Return each line of the material verbatim.
* begin *
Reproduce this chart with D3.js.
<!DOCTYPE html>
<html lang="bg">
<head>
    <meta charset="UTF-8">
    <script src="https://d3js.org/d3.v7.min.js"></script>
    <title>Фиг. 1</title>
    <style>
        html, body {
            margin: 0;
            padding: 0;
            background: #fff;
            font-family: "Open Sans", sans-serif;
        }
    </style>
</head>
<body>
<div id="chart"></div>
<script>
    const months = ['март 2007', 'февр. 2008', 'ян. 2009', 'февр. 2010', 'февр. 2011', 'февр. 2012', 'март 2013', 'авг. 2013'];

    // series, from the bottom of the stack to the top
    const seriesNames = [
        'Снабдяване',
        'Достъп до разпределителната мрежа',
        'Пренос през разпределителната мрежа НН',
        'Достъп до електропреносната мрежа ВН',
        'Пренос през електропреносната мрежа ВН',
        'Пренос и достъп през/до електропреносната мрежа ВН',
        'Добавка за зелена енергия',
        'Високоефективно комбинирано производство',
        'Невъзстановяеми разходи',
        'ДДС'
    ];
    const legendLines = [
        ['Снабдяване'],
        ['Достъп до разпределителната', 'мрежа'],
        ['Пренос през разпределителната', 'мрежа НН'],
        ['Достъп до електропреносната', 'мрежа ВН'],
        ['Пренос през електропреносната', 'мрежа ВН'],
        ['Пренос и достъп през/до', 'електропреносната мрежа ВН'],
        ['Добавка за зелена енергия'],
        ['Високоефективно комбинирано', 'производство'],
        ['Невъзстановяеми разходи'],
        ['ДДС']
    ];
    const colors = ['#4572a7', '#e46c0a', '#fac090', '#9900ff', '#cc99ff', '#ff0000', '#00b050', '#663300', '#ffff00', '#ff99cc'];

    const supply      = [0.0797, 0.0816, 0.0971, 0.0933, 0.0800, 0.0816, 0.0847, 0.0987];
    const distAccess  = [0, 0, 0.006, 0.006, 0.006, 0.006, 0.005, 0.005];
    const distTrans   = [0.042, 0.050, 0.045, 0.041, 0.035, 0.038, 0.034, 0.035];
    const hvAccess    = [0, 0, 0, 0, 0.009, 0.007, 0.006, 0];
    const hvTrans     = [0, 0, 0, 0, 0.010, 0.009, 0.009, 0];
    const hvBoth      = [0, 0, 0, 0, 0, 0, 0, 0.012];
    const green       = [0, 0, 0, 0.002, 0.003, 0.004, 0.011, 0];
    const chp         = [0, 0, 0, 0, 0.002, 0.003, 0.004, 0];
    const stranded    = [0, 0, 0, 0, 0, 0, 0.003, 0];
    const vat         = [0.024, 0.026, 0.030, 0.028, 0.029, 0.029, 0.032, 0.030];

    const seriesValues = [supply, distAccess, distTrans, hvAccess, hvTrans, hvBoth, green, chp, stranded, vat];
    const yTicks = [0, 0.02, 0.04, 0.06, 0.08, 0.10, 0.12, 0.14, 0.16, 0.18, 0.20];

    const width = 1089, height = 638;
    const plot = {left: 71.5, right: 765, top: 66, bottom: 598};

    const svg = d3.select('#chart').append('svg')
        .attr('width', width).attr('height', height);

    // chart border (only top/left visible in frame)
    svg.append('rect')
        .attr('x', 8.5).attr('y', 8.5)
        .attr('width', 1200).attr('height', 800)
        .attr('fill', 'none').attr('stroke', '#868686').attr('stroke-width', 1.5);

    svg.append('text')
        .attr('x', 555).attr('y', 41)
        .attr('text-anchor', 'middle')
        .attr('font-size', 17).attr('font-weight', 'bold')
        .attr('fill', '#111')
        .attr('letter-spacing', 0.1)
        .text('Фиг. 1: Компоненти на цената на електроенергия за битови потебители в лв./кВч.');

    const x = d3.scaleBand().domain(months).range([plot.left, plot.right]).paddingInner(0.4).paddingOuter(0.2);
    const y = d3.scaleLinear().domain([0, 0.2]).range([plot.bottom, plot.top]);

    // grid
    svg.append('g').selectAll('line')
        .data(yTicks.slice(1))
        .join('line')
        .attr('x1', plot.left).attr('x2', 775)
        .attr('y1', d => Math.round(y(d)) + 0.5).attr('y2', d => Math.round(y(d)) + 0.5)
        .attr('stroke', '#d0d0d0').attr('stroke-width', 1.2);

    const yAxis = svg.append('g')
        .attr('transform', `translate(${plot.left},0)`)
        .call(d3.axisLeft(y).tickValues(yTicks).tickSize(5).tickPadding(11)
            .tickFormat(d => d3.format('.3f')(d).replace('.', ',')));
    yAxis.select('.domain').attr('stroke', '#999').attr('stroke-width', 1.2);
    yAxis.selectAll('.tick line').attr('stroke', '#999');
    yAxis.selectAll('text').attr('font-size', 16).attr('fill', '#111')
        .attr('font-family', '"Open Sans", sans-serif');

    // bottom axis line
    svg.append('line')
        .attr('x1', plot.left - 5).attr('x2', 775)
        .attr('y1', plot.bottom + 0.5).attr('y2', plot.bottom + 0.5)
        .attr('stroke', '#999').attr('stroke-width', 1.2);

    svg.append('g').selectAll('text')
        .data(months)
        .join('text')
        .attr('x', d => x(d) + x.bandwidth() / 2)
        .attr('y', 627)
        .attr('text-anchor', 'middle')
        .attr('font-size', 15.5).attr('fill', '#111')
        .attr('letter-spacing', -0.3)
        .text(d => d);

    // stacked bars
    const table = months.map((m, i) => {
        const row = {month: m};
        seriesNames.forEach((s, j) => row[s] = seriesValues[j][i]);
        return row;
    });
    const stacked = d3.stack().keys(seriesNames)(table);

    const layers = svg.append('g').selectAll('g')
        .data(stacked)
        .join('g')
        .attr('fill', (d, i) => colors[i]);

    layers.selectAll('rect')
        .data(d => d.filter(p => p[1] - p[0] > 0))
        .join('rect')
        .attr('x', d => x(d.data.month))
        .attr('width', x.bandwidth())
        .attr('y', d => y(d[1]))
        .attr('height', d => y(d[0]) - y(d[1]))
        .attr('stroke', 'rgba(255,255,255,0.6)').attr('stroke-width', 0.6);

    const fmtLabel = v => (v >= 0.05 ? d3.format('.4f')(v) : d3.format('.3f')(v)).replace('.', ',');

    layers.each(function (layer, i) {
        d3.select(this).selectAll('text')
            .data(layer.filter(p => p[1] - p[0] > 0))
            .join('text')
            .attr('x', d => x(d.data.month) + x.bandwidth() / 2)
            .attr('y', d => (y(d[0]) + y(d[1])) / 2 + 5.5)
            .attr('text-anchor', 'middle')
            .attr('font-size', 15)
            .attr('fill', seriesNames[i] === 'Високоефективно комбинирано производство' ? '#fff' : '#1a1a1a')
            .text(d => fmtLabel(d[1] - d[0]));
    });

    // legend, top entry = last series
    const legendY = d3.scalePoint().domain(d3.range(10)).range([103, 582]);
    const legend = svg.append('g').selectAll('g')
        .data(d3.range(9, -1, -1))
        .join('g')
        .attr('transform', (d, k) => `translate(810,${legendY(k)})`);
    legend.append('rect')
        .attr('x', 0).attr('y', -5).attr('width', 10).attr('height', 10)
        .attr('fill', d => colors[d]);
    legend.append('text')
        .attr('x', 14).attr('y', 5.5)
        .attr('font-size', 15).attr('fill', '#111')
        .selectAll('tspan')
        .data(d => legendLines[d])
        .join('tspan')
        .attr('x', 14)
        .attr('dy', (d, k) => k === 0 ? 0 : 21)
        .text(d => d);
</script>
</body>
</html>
* end *
**Solution:**
Reproduce this chart with D3.js.
<!DOCTYPE html>
<html lang="bg">
<head>
    <meta charset="UTF-8">
    <script src="https://d3js.org/d3.v7.min.js"></script>
    <title>Фиг. 1</title>
    <style>
        html, body {
            margin: 0;
            padding: 0;
            background: #fff;
            font-family: "Open Sans", sans-serif;
        }
    </style>
</head>
<body>
<div id="chart"></div>
<script>
    const months = ['март 2007', 'февр. 2008', 'ян. 2009', 'февр. 2010', 'февр. 2011', 'февр. 2012', 'март 2013', 'авг. 2013'];

    // series, from the bottom of the stack to the top
    const seriesNames = [
        'Снабдяване',
        'Достъп до разпределителната мрежа',
        'Пренос през разпределителната мрежа НН',
        'Достъп до електропреносната мрежа ВН',
        'Пренос през електропреносната мрежа ВН',
        'Пренос и достъп през/до електропреносната мрежа ВН',
        'Добавка за зелена енергия',
        'Високоефективно комбинирано производство',
        'Невъзстановяеми разходи',
        'ДДС'
    ];
    const legendLines = [
        ['Снабдяване'],
        ['Достъп до разпределителната', 'мрежа'],
        ['Пренос през разпределителната', 'мрежа НН'],
        ['Достъп до електропреносната', 'мрежа ВН'],
        ['Пренос през електропреносната', 'мрежа ВН'],
        ['Пренос и достъп през/до', 'електропреносната мрежа ВН'],
        ['Добавка за зелена енергия'],
        ['Високоефективно комбинирано', 'производство'],
        ['Невъзстановяеми разходи'],
        ['ДДС']
    ];
    const colors = ['#4572a7', '#e46c0a', '#fac090', '#9900ff', '#cc99ff', '#ff0000', '#00b050', '#663300', '#ffff00', '#ff99cc'];

    const supply      = [0.0797, 0.0816, 0.0971, 0.0933, 0.0800, 0.0816, 0.0847, 0.0987];
    const distAccess  = [0, 0, 0.006, 0.006, 0.006, 0.006, 0.005, 0.005];
    const distTrans   = [0.042, 0.050, 0.045, 0.041, 0.035, 0.038, 0.034, 0.035];
    const hvAccess    = [0, 0, 0, 0, 0.009, 0.007, 0.006, 0];
    const hvTrans     = [0, 0, 0, 0, 0.010, 0.009, 0.009, 0];
    const hvBoth      = [0, 0, 0, 0, 0, 0, 0, 0.012];
    const green       = [0, 0, 0, 0.002, 0.003, 0.004, 0.011, 0];
    const chp         = [0, 0, 0, 0, 0.002, 0.003, 0.004, 0];
    const stranded    = [0, 0, 0, 0, 0, 0, 0.003, 0];
    const vat         = [0.024, 0.026, 0.030, 0.028, 0.029, 0.029, 0.032, 0.030];

    const seriesValues = [supply, distAccess, distTrans, hvAccess, hvTrans, hvBoth, green, chp, stranded, vat];
    const yTicks = [0, 0.02, 0.04, 0.06, 0.08, 0.10, 0.12, 0.14, 0.16, 0.18, 0.20];

    const width = 1089, height = 638;
    const plot = {left: 71.5, right: 765, top: 66, bottom: 598};

    const svg = d3.select('#chart').append('svg')
        .attr('width', width).attr('height', height);

    // chart border (only top/left visible in frame)
    svg.append('rect')
        .attr('x', 8.5).attr('y', 8.5)
        .attr('width', 1200).attr('height', 800)
        .attr('fill', 'none').attr('stroke', '#868686').attr('stroke-width', 1.5);

    svg.append('text')
        .attr('x', 555).attr('y', 41)
        .attr('text-anchor', 'middle')
        .attr('font-size', 17).attr('font-weight', 'bold')
        .attr('fill', '#111')
        .attr('letter-spacing', 0.1)
        .text('Фиг. 1: Компоненти на цената на електроенергия за битови потебители в лв./кВч.');

    const x = d3.scaleBand().domain(months).range([plot.left, plot.right]).paddingInner(0.4).paddingOuter(0.2);
    const y = d3.scaleLinear().domain([0, 0.2]).range([plot.bottom, plot.top]);

    // grid
    svg.append('g').selectAll('line')
        .data(yTicks.slice(1))
        .join('line')
        .attr('x1', plot.left).attr('x2', 775)
        .attr('y1', d => Math.round(y(d)) + 0.5).attr('y2', d => Math.round(y(d)) + 0.5)
        .attr('stroke', '#d0d0d0').attr('stroke-width', 1.2);

    const yAxis = svg.append('g')
        .attr('transform', `translate(${plot.left},0)`)
        .call(d3.axisLeft(y).tickValues(yTicks).tickSize(5).tickPadding(11)
            .tickFormat(d => d3.format('.3f')(d).replace('.', ',')));
    yAxis.select('.domain').attr('stroke', '#999').attr('stroke-width', 1.2);
    yAxis.selectAll('.tick line').attr('stroke', '#999');
    yAxis.selectAll('text').attr('font-size', 16).attr('fill', '#111')
        .attr('font-family', '"Open Sans", sans-serif');

    // bottom axis line
    svg.append('line')
        .attr('x1', plot.left - 5).attr('x2', 775)
        .attr('y1', plot.bottom + 0.5).attr('y2', plot.bottom + 0.5)
        .attr('stroke', '#999').attr('stroke-width', 1.2);

    svg.append('g').selectAll('text')
        .data(months)
        .join('text')
        .attr('x', d => x(d) + x.bandwidth() / 2)
        .attr('y', 627)
        .attr('text-anchor', 'middle')
        .attr('font-size', 15.5).attr('fill', '#111')
        .attr('letter-spacing', -0.3)
        .text(d => d);

    // stacked bars
    const table = months.map((m, i) => {
        const row = {month: m};
        seriesNames.forEach((s, j) => row[s] = seriesValues[j][i]);
        return row;
    });
    const stacked = d3.stack().keys(seriesNames)(table);

    const layers = svg.append('g').selectAll('g')
        .data(stacked)
        .join('g')
        .attr('fill', (d, i) => colors[i]);

    layers.selectAll('rect')
        .data(d => d.filter(p => p[1] - p[0] > 0))
        .join('rect')
        .attr('x', d => x(d.data.month))
        .attr('width', x.bandwidth())
        .attr('y', d => y(d[1]))
        .attr('height', d => y(d[0]) - y(d[1]))
        .attr('stroke', 'rgba(255,255,255,0.6)').attr('stroke-width', 0.6);

    const fmtLabel = v => (v >= 0.05 ? d3.format('.4f')(v) : d3.format('.3f')(v)).replace('.', ',');

    layers.each(function (layer, i) {
        d3.select(this).selectAll('text')
            .data(layer.filter(p => p[1] - p[0] > 0))
            .join('text')
            .attr('x', d => x(d.data.month) + x.bandwidth() / 2)
            .attr('y', d => (y(d[0]) + y(d[1])) / 2 + 5.5)
            .attr('text-anchor', 'middle')
            .attr('font-size', 15)
            .attr('fill', seriesNames[i] === 'Високоефективно комбинирано производство' ? '#fff' : '#1a1a1a')
            .text(d => fmtLabel(d[1] - d[0]));
    });

    // legend, top entry = last series
    const legendY = d3.scalePoint().domain(d3.range(10)).range([103, 582]);
    const legend = svg.append('g').selectAll('g')
        .data(d3.range(9, -1, -1))
        .join('g')
        .attr('transform', (d, k) => `translate(810,${legendY(k)})`);
    legend.append('rect')
        .attr('x', 0).attr('y', -5).attr('width', 10).attr('height', 10)
        .attr('fill', d => colors[d]);
    legend.append('text')
        .attr('x', 14).attr('y', 5.5)
        .attr('font-size', 15).attr('fill', '#111')
        .selectAll('tspan')
        .data(d => legendLines[d])
        .join('tspan')
        .attr('x', 14)
        .attr('dy', (d, k) => k === 0 ? 0 : 21)
        .text(d => d);
</script>
</body>
</html>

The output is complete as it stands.